Our definition of a tasting menu: a slew of little dishes that deliver astonishingly big flavours. Here you can find a tasting menu in and around Amsterdam.
We’re living in a cultural moment in which diversity is valued. Diverse voices. Diverse races. Diverse genders. So why not diverse menus!?
That’s our definition of a tasting menu: a slew of little dishes—at one sitting—that deliver astonishingly big flavours.
Think of a twelve-course meal that includes an astonishing fish soup. And a salad of asparagus and barley, with “lacquered” lobster. And Dutch beef with crispy wine leaf. And, and, and, and, and. The whole experience topped off by a tiny chocolate-covered caramel-and-sea-salt bonbon, compliments of the chef.
This is one version of a tasting menu. But, like the eternal chicken dish served at a wedding, the tasting menu can take many forms.
In fact, the modern tasting menus has been around since the 1980s. But boy, are they hip right now—especially in Amsterdam. That’s what we learned by talking with our friend, food professional Rex Enderman, a graduate of the Food Academy Amsterdam and Chef de partie at a local restaurant called Meneer Nieges (Westerdoksdijk 40H). On a recent afternoon, Rex told us there are tons of restaurants and cafés with tasting menus opening in Amsterdam now—and plenty that have been around for a while.
The Dutch version of the tasting menu includes “four to infinity dishes,” according to Rex. And before you order yours, here’s a key word you’ll need to know: “amuse”—a French word (pronounced ah- MOOZE), short for amuse bouche (ah-mooze BO-O-OSH), meaning a bite-sized appetizer. These days, it’s trendy to serve an amuse bouche—say, a shot-glass filled with a delicate cucumber foam that tastes exactly like the sea—and not charge you for it. Two amuses—one to start the meal and one as a coda—is in vogue right now. Rex adds, “Those two amuses add a couple of courses—and a flavour explosion!”
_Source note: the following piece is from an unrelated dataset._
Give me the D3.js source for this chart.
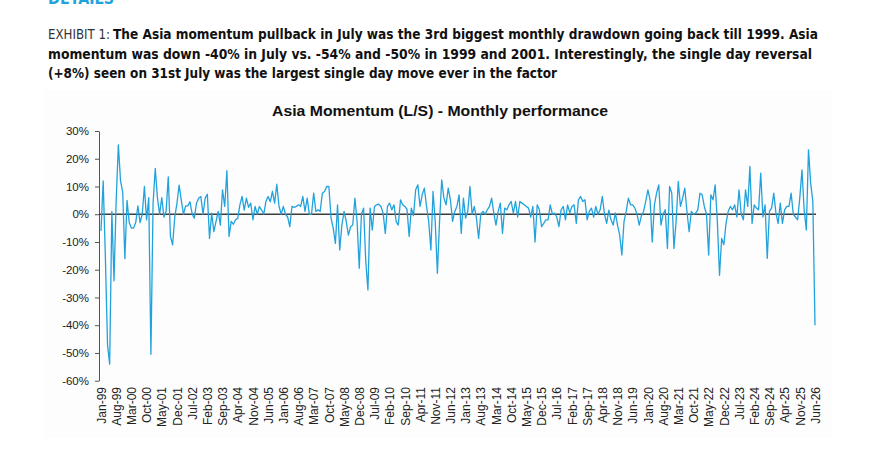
<!DOCTYPE html>
<html>
<head>
<meta charset="utf-8">
<script src="https://cdn.jsdelivr.net/npm/d3@7/dist/d3.min.js"></script>
<style>
  html, body { margin: 0; padding: 0; background: #ffffff; }
  svg { display: block; }
</style>
</head>
<body>
<svg id="chart" width="879" height="449"></svg>
<script>
// ---------- DATA ----------
const headerLabel = "DETAILS";
const exhibitLabel = "EXHIBIT 1:";
const captionLines = [
  "The Asia momentum pullback in July was the 3rd biggest monthly drawdown going back till 1999. Asia",
  "momentum was down -40% in July vs. -54% and -50% in 1999 and 2001. Interestingly, the single day reversal",
  "(+8%) seen on 31st July was the largest single day move ever in the factor"
];
const chartTitle = "Asia Momentum (L/S) - Monthly performance";

const yTicks = [30, 20, 10, 0, -10, -20, -30, -40, -50, -60];

const xTickLabels = ["Jan-99","Aug-99","Mar-00","Oct-00","May-01","Dec-01","Jul-02","Feb-03","Sep-03","Apr-04",
  "Nov-04","Jun-05","Jan-06","Aug-06","Mar-07","Oct-07","May-08","Dec-08","Jul-09","Feb-10","Sep-10","Apr-11",
  "Nov-11","Jun-12","Jan-13","Aug-13","Mar-14","Oct-14","May-15","Dec-15","Jul-16","Feb-17","Sep-17","Apr-18",
  "Nov-18","Jun-19","Jan-20","Aug-20","Mar-21","Oct-21","May-22","Dec-22","Jul-23","Feb-24","Sep-24","Apr-25",
  "Nov-25","Jun-26"];

// monthly categories Jan-99 .. Jun-26
const fmtMonth = d3.timeFormat("%b-%y");
const categories = d3.timeMonth.range(new Date(1999, 0, 1), new Date(2026, 6, 1)).map(fmtMonth);

// monthly performance (%)
const momentum = [
  -6, 12, -15, -47, -54, 1, -24, 5, 25, 12,
  8, -16, 5, -3, -5, -5, -3, 3, -3, 0,
  10, -2, 6, -50.5, 4, 16.5, 6, 0, 6, -1,
  1, 13.5, -8, -11, -1, 4, 10.5, 5, 0, 3,
  3, 4.5, 0, -1.4, 4, 5.8, 6.4, 0, 5.8, 7.2,
  -8.7, 0.4, -6.3, -2.6, 1, -3.9, 8.8, 2.8, 15.7, -8,
  -2.6, -3.6, -2, -1.5, 3.4, 6.4, 1.5, 5.8, 2.5, 4,
  -2, 2.8, 0, 2.8, 1.5, 0, 4.6, 6.4, 4.5, 8.2,
  4, 10.8, 3, 0, 2.8, 0, -1, -4.5, 2.8, 2.5,
  2.8, 3.4, 2.8, 6.4, 1, 5.8, 0, 0, 7.6, 1,
  1.6, 1, 7.6, 8.2, 10, 10, -1.4, -5, -10.5, 3.4,
  -12.9, -3.9, 1, -2.6, -7.5, -4.5, -3.9, 5.8, -2.6, -19.5,
  0, 2.2, -17, -27.3, 2.2, -5.7, 2.8, 3.4, 3.6, 2.8,
  0.4, -6.9, 2.8, 4, 1.6, 3.4, -2.6, -3.9, 5.2, 3.4,
  2.8, 1.8, -8, 2.2, -0.5, 8.8, 10.6, 2.8, 7, 9.4,
  2.8, -2.6, -12.9, 8.2, -2.6, -21.3, -2.6, 12.4, 5.8, 3.4,
  9.4, 5.2, -2.6, 1, 2.8, 7, -6.9, 5.8, -1.4, 1,
  10, 0, 2.8, -1.4, -8.7, 0, 1, 0, 1.6, 2.8,
  5.8, 0.4, -3.9, 1, 4, -6.9, 2.2, 1.6, 3.4, 4.6,
  0.4, 4.6, -1, 4.6, 4, 3.4, 2.8, 2.2, -1, 2.8,
  -10, 3.4, 1.6, -4.5, -3.3, -2, -2, 3.4, 0, 0.4,
  -1, -4.5, 1.6, 2.8, -2, 3.4, 0.5, 2.8, 3.4, -3.3,
  5.2, 6.4, 4.6, 5.2, -2, 1, 2.2, -1, 2.8, 0,
  1.6, 6.4, 0, -3.3, 1.5, -2, -3.9, 0.5, -3.9, -7.5,
  -14.7, -2.6, 1, 5.8, 3.4, 3.4, 2.2, 0, -3.9, -0.6,
  1, 4.6, 8.8, 5.2, -10, 3.4, 7.6, 10.6, -3.9, 0,
  1.6, -12.3, 10, 7.6, -12.3, -2.6, 11.8, 2.8, 5.8, 9.4,
  1, -6.3, 1, 0, 0.4, 1.6, 7.6, 7, 2.8, 0,
  -14.7, 7, 5.2, 10.6, -2.6, -22, -8.7, -11, -3.3, 1,
  2.8, 1.6, 3.4, -1, 8.8, 0, -2, 8.8, 2.8, 17.2,
  -3.3, 3.4, 2.2, 1.6, 14.8, -1, 3.4, -15.9, 1, 2.2,
  7.6, 0.4, -3.3, 4, -3.3, 1.6, 2.8, 2.8, 7.6, 0,
  -1, -2, 6, 16, 1.6, -5.7, 23.2, 11.2, 4.6, -40
];

// ---------- DRAW ----------
const svg = d3.select("#chart");
const blue = "#22a2dc";
const sans = "'Liberation Sans', Arial, Helvetica, sans-serif";
const narrow = "'Liberation Sans Narrow', 'DejaVu Sans Condensed', 'Roboto Condensed', 'Liberation Sans', sans-serif";

// header (cut off at top, as in the source page)
svg.append("text")
  .attr("x", 48).attr("y", 4)
  .attr("font-family", narrow).attr("font-weight", "bold")
  .attr("font-size", 16).attr("fill", blue)
  .attr("textLength", 66).attr("lengthAdjust", "spacingAndGlyphs")
  .text(headerLabel);

// caption
svg.append("text")
  .attr("x", 48).attr("y", 39)
  .attr("font-family", narrow).attr("font-weight", "normal")
  .attr("font-size", 14.5).attr("fill", "#333")
  .attr("textLength", 62).attr("lengthAdjust", "spacingAndGlyphs")
  .text(exhibitLabel);

const capLens = [705, 764, 509];
const capX = [113, 48, 48];
captionLines.forEach((t, i) => {
  svg.append("text")
    .attr("x", capX[i]).attr("y", 39 + i * 19.5)
    .attr("font-family", narrow).attr("font-weight", "bold")
    .attr("font-size", 14.5).attr("fill", "#111")
    .attr("textLength", capLens[i]).attr("lengthAdjust", "spacingAndGlyphs")
    .text(t);
});

// chart panel (very faint)
svg.append("rect")
  .attr("x", 44).attr("y", 90).attr("width", 788).attr("height", 348)
  .attr("fill", "#fdfdfd");

// title
svg.append("text")
  .attr("x", 440).attr("y", 116)
  .attr("text-anchor", "middle")
  .attr("font-family", sans).attr("font-weight", "bold")
  .attr("font-size", 15.5).attr("fill", "#111")
  .attr("textLength", 336).attr("lengthAdjust", "spacingAndGlyphs")
  .text(chartTitle);

// scales
const x = d3.scalePoint().domain(categories).range([101, 815]);
const y = d3.scaleLinear().domain([-60, 30]).range([380.7, 131]);

// y axis
const yAxis = d3.axisLeft(y)
  .tickValues(yTicks)
  .tickFormat(d => d + "%")
  .tickSizeInner(4).tickSizeOuter(0).tickPadding(6);
const gy = svg.append("g").attr("transform", "translate(99,0)").call(yAxis);
gy.select(".domain").attr("stroke", "#555").attr("stroke-width", 1);
gy.selectAll(".tick line").attr("stroke", "#555");
gy.selectAll(".tick text")
  .attr("font-family", sans).attr("font-size", 11.5).attr("fill", "#222");

// x axis labels (no line)
const xAxis = d3.axisBottom(x).tickValues(xTickLabels).tickSize(0).tickPadding(0);
const gx = svg.append("g").attr("transform", "translate(0,383)").call(xAxis);
gx.select(".domain").remove();
gx.selectAll(".tick text")
  .attr("font-family", sans).attr("font-size", 12).attr("fill", "#222")
  .attr("text-anchor", "end")
  .attr("transform", "rotate(-90)")
  .attr("x", -4).attr("y", 0).attr("dy", "0.35em");

// zero line
svg.append("line")
  .attr("x1", 99).attr("x2", 816)
  .attr("y1", y(0)).attr("y2", y(0))
  .attr("stroke", "#3c3c3c").attr("stroke-width", 1.4);

// series line
const line = d3.line()
  .x((d, i) => x(categories[i]))
  .y(d => y(d));
svg.append("path")
  .datum(momentum)
  .attr("fill", "none")
  .attr("stroke", blue)
  .attr("stroke-width", 1.3)
  .attr("stroke-linejoin", "round")
  .attr("d", line);
</script>
</body>
</html>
Where can you find a tasting menu in and around Amsterdam, beside at Meneer Nieges? Consider the restaurant called Sinne (Ceintuurbaan 342), where the stellar food quality has earned the place a Michelin star. And then there’s Aan de Poel, the two-star Michelin establishment in neighboring Amstelveen. This month, they’re serving yellowfin tuna and an oyster with miso, watermelon and a spicy vinaigrette….
So, what’s stopping you from indulging in this fancy fare? If you’re worried it’s too pricey for you, consider this: while a Michelin-starred chef’s dinner can fetch sky-high prices, an equally elaborate lunch costs far less. Creative chefs want you to try their tasting menus: it’s an opportunity to show you the magic they can do.
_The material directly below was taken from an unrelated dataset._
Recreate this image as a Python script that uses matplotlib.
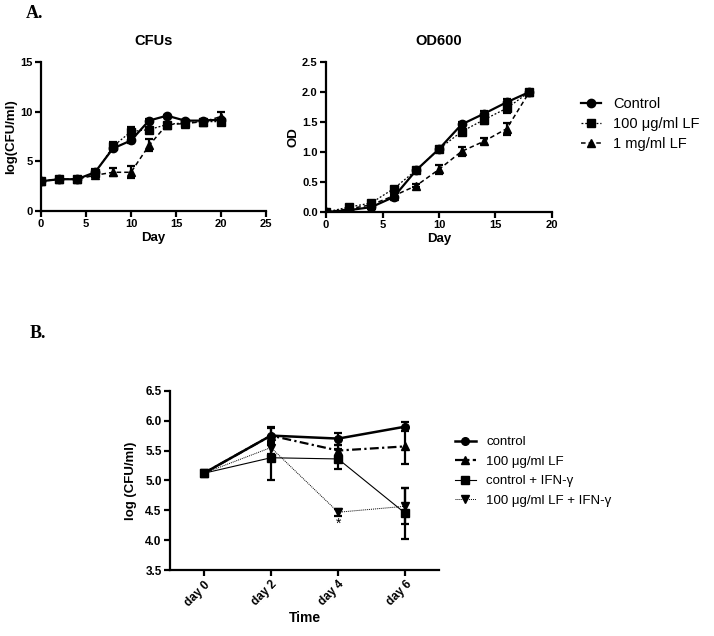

You can also explore restaurants before they earn their stars. Who knows which eateries are destined to be worthy? We asked Anne Zoutendijk, the Head of Catering at the historic Beurs van Berlage Conference Centre. Anne earned her chops at the Amsterdam Hotel School (now the ROC), and at the Cordon Bleu in London, where she specialized in pastry. Her pick for one of the best restaurants for tasting menus in the city: restaurant Envy (Prinsengracht 381-IV). Anne loves the way a menu with imagination can make her feel “inspired, motivated, surprised.” And Restaurant Envy was her top choice for achieving that altered state while eating.
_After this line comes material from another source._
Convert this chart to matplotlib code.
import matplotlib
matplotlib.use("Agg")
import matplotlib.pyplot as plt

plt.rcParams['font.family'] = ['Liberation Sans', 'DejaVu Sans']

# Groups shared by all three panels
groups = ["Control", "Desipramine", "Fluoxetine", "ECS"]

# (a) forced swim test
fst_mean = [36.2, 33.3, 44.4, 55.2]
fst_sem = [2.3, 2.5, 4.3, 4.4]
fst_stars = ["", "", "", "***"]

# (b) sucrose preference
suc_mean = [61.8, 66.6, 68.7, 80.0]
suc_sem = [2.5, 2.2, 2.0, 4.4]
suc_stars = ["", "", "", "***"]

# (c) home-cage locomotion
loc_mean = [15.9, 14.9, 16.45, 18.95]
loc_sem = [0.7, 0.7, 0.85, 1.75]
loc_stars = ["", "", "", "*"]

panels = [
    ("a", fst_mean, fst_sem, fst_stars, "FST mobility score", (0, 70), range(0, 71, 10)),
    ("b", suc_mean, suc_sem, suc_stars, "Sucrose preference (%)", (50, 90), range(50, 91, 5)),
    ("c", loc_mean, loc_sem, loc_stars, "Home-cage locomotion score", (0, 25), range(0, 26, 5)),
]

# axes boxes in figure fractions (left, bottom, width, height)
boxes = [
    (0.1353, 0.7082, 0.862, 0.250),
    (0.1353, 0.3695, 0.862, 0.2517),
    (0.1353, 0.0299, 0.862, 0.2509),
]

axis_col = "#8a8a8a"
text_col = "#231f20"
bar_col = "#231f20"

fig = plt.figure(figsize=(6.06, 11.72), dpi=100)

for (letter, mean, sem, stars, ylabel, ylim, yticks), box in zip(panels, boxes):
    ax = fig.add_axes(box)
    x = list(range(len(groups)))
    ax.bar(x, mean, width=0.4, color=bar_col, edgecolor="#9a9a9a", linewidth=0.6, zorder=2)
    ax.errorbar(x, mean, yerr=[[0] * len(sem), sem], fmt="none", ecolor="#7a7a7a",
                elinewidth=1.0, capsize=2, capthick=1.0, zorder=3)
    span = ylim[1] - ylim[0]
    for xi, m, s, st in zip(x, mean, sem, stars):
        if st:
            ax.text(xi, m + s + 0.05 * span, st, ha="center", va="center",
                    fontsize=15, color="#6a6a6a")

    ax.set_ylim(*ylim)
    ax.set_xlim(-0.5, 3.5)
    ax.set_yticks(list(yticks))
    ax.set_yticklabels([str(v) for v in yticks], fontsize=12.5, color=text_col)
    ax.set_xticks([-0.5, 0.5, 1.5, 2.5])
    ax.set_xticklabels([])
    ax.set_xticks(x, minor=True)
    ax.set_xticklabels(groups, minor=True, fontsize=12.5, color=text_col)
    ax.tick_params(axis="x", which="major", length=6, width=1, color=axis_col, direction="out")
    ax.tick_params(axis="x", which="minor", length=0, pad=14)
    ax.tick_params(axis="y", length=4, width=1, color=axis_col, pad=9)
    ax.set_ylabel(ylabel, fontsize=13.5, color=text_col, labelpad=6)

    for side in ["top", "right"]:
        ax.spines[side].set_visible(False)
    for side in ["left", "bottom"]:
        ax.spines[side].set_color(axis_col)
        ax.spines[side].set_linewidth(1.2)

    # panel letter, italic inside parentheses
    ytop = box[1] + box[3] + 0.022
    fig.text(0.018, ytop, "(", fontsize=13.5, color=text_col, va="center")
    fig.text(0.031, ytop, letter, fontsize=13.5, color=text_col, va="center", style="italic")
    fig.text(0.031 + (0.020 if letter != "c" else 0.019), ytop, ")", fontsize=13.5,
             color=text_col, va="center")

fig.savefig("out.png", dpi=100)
Not everyone is inclined to order an expansive range of dishes, though. Another foodie friend of ours, Ann Cassano, confessed to us that tasting menus aren’t even on her radar, despite having a restauranteur for a father. Ann told us, “I’m not a risk-taker,” referring to her distaste for the surprise element of the tasting experience. When pressed, however, Ann told us she’d had a wonderful dinner during Amsterdam’s Restaurant Week at The French Connection (Singel 460). Turns out she and her husband ordered the four-course option. “Did you by any chance have the Codfish in Onion Broth with Vadouvan [a blend of French spices—super-trendy now] and Celeriac?” we asked her. “I did,” she said, amazed we knew. “And the cheese plate?” we asked. She’d had that, too, and it included not one, not two, but five adventurous cheeses. Which just goes to show that even if you order “just” the four-course meal, you’re likely to be rewarded for your risk-taking.